Y es entendible en el actual estado de cosas precisamente porque somos un país pobre, no rico. Y aún así, el kirchnerismo continúa negando los motivos de su desgranamiento electoral y el ¿mileísmo? puja cada vez más por tomar su lugar en los razonamientos comunes sobre el Estado y su eficiencia, desde un minarquismo desequilibrado, estéril e impotente, y en minoría legislativa.

Milei, paradójicamente, encarna la metáfora de “El Estado soy Yo”, aunque con intenciones de destruirlo. Pareciera una aventura inverosímil y vana, aunque una parte considerable de la sociedad evidentemente cree que es hora de quitarse la gigantesca roca sisifeana del Leviatán, acaso para sentirse más libres económicamente, acaso para que no les bajen una línea política diciéndoles lo que tienen que hacer, acaso porque simplemente quieren vivir mejor y porque la nueva narrativa actúa como una gran ola que, por inercia, los lleva hacia un “novedoso” lugar desde el nihilismo político presente, mediante un fuerte discurso anti-sistema. El Estado es gigantesco, y, aún así, pareciera no asegurarnos nada.

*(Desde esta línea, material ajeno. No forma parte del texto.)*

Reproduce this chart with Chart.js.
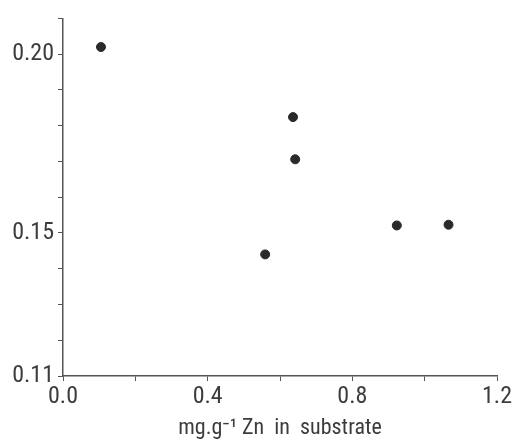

En el medio, curiosamente, se sitúa otro cuerpo político de carácter demo-liberal, aunque no menos beligerante, pero sí con una tonalidad más equilibrada entre uno y otro extremo, dispuesto a hacer transformaciones severas, lo cual, creo, no es producto de un oportunismo chato, sino porque, por un lado, la realidad así lo demanda y, porque, como decíamos, el zeitgeist hoy es otro. Se vislumbran vientos de cambio en el horizonte.

Así que, hay tres fuerzas políticas importantes disputándose el poder (Unión por la Patria, Juntos por el Cambio y La Libertad Avanza) para, a partir del Estado, subyugarlo, equilibrarlo, o marginarlo, y desde allí generar una nueva proyección política, siendo muchas las posibilidades de aquí a octubre. La tarea de convencimiento es, por demás, difícil, y el electorado cuenta con mucha más información en la era del Big Data para elegir cuál de ellas es la mejor y más conveniente opción para los próximos años.

En un escenario incierto, de pesadumbre y con los ánimos enardecidos, la sociedad decidirá hacia dónde quiere ir y cómo pretende hacerlo, no sin tensión y desorden, en los albores de una nueva época.